Under the Dairy Industry Restructuring Act (DIRA), Fonterra is required to supply up to 600m litres of raw milk each year.
“Fonterra is already supplying raw milk to 25 different companies on this basis,” said Fonterra chief executive Andrew Ferrier. “We accept Fonterra’s role in supplying regulated milk to help start-ups and processors without their own milk supply.
“However, a significant proportion of milk supplied under the regulations goes to larger competitors who have their own local milk supply, are increasingly foreign-owned, and are competing with us in overseas markets. All of these competitors use the DIRA regulations to fill their processing plants at times of the year when milk supply is low.
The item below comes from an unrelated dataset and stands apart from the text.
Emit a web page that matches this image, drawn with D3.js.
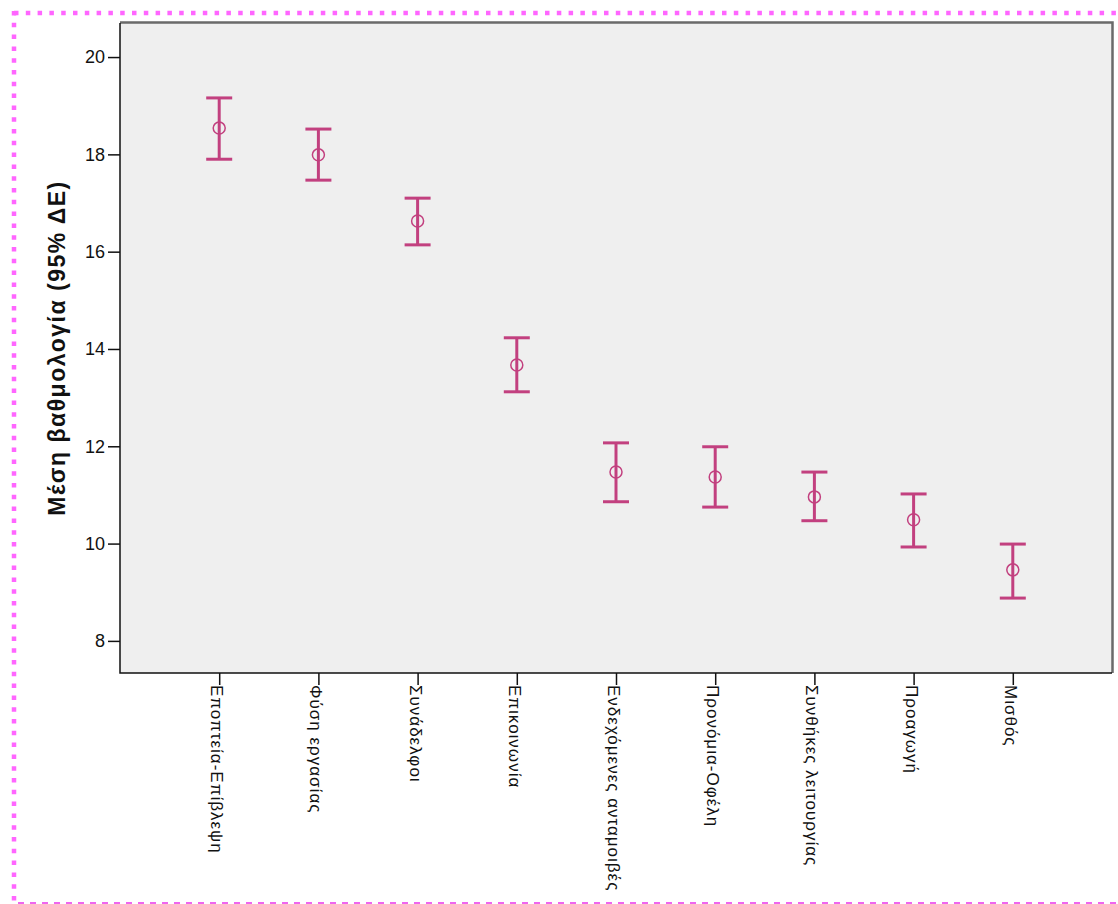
<!DOCTYPE html>
<html>
<head>
<meta charset="utf-8">
<script src="https://cdn.jsdelivr.net/npm/d3@7"></script>
<style>
  html, body { margin: 0; padding: 0; background: #ffffff; }
  svg { display: block; }
</style>
</head>
<body>
<svg id="chart" width="1118" height="904"></svg>
<script>
// Mean score per job-satisfaction dimension with 95% confidence interval
const categories = [
  "Εποπτεία-Επίβλεψη",
  "Φύση εργασίας",
  "Συνάδελφοι",
  "Επικοινωνία",
  "Ενδεχόμενες ανταμοιβές",
  "Προνόμια-Οφέλη",
  "Συνθήκες λειτουργίας",
  "Προαγωγή",
  "Μισθός"
];
const means = [18.54, 17.99, 16.63, 13.67, 11.47, 11.37, 10.96, 10.49, 9.46];
const lowerCI = [17.90, 17.47, 16.14, 13.12, 10.86, 10.75, 10.47, 9.93, 8.88];
const upperCI = [19.16, 18.52, 17.10, 14.23, 12.07, 11.99, 11.47, 11.02, 9.99];
const yTicks = [8, 10, 12, 14, 16, 18, 20];
const yTitle = "Μέση βαθμολογία (95% ΔΕ)";

const svg = d3.select("#chart");
const W = 1118, H = 904;
const plot = { left: 120, top: 23, right: 1112, bottom: 673 };
const barColor = "#c2407f";

// Outer dotted frame
svg.append("line")
  .attr("x1", 14).attr("x2", W).attr("y1", 13).attr("y2", 13)
  .attr("stroke", "#ff66ff").attr("stroke-width", 4.5)
  .attr("stroke-dasharray", "4.5,7.3");
svg.append("line")
  .attr("x1", 14).attr("x2", 14).attr("y1", 11).attr("y2", H)
  .attr("stroke", "#ff66ff").attr("stroke-width", 4.5)
  .attr("stroke-dasharray", "4.5,7.3");
svg.append("line")
  .attr("x1", 18).attr("x2", W).attr("y1", 903).attr("y2", 903)
  .attr("stroke", "#ee66ee").attr("stroke-width", 2)
  .attr("stroke-dasharray", "6,6");

// Scales
const x = d3.scalePoint()
  .domain(categories)
  .range([plot.left, plot.right])
  .padding(1);
const y = d3.scaleLinear()
  .domain([7.34, 20.7])
  .range([plot.bottom, plot.top]);

// Plot background and frame
svg.append("rect")
  .attr("x", plot.left).attr("y", plot.top)
  .attr("width", plot.right - plot.left).attr("height", plot.bottom - plot.top)
  .attr("fill", "#efefef");
svg.append("path")
  .attr("d", `M${plot.left},${plot.top - 0.5}H${plot.right + 0.5}V${plot.bottom}`)
  .attr("fill", "none").attr("stroke", "#6a6a6a").attr("stroke-width", 2.5);
svg.append("path")
  .attr("d", `M${plot.left},${plot.top}V${plot.bottom}H${plot.right}`)
  .attr("fill", "none").attr("stroke", "#111").attr("stroke-width", 1.5);

// Y axis
const yAxis = d3.axisLeft(y).tickValues(yTicks).tickSize(12).tickPadding(3).tickFormat(d3.format("d"));
const gy = svg.append("g").attr("transform", `translate(${plot.left},0)`).call(yAxis);
gy.select(".domain").remove();
gy.selectAll(".tick line").attr("stroke", "#111").attr("stroke-width", 1.5);
gy.selectAll(".tick text")
  .attr("font-family", "'Liberation Sans', Arial, sans-serif")
  .attr("font-size", 18).attr("fill", "#111");

// X axis with vertical labels
const xAxis = d3.axisBottom(x).tickSize(12).tickSizeOuter(0);
const gx = svg.append("g").attr("transform", `translate(0,${plot.bottom})`).call(xAxis);
gx.select(".domain").remove();
gx.selectAll(".tick line").attr("stroke", "#111").attr("stroke-width", 1.5);
gx.selectAll(".tick text")
  .attr("font-family", "'Liberation Sans', Arial, sans-serif")
  .attr("font-size", 17).attr("fill", "#111")
  .attr("letter-spacing", 1.0)
  .attr("transform", "rotate(90)")
  .attr("x", 12).attr("y", 0).attr("dy", "0.5em")
  .attr("text-anchor", "start");

// Y axis title
svg.append("text")
  .attr("transform", `translate(57,${(plot.top + plot.bottom) / 2}) rotate(-90)`)
  .attr("text-anchor", "middle")
  .attr("dy", "0.35em")
  .attr("font-family", "'Liberation Sans', Arial, sans-serif")
  .attr("font-weight", "bold").attr("font-size", 23).attr("fill", "#111")
  .attr("letter-spacing", 1.5)
  .text(yTitle);

// Error bars
const rows = categories.map((c, i) => ({ c, m: means[i], lo: lowerCI[i], hi: upperCI[i] }));
const capHalf = 13;
const g = svg.append("g");
const bars = g.selectAll("g.bar").data(rows).join("g").attr("class", "bar");
bars.append("line")
  .attr("x1", d => x(d.c)).attr("x2", d => x(d.c))
  .attr("y1", d => y(d.hi)).attr("y2", d => y(d.lo))
  .attr("stroke", barColor).attr("stroke-width", 3);
bars.append("line")
  .attr("x1", d => x(d.c) - capHalf).attr("x2", d => x(d.c) + capHalf)
  .attr("y1", d => y(d.hi)).attr("y2", d => y(d.hi))
  .attr("stroke", barColor).attr("stroke-width", 3);
bars.append("line")
  .attr("x1", d => x(d.c) - capHalf).attr("x2", d => x(d.c) + capHalf)
  .attr("y1", d => y(d.lo)).attr("y2", d => y(d.lo))
  .attr("stroke", barColor).attr("stroke-width", 3);
bars.append("circle")
  .attr("cx", d => x(d.c)).attr("cy", d => y(d.m)).attr("r", 6)
  .attr("fill", "none").attr("stroke", barColor).attr("stroke-width", 1.5);
</script>
</body>
</html>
“Essentially, this means Fonterra is helping processors to become more efficient by giving them more flexibility in sourcing their milk. This comes at a significant cost to Fonterra. It erodes profits back to our New Zealand farmer-shareholders, and the gains are increasingly going back to foreign shareholders.”
Ferrier said that while Fonterra was disappointed that the government intends to extend the DIRA conditions, it looked forward to providing input to the government’s further review of eligibility criteria on the supply of regulated milk.
He said it was important to remember that the DIRA was established to enable New Zealand to capture an important opportunity – namely, to create a dairy business of sufficient scale to compete internationally. This was what led to the creation of Fonterra.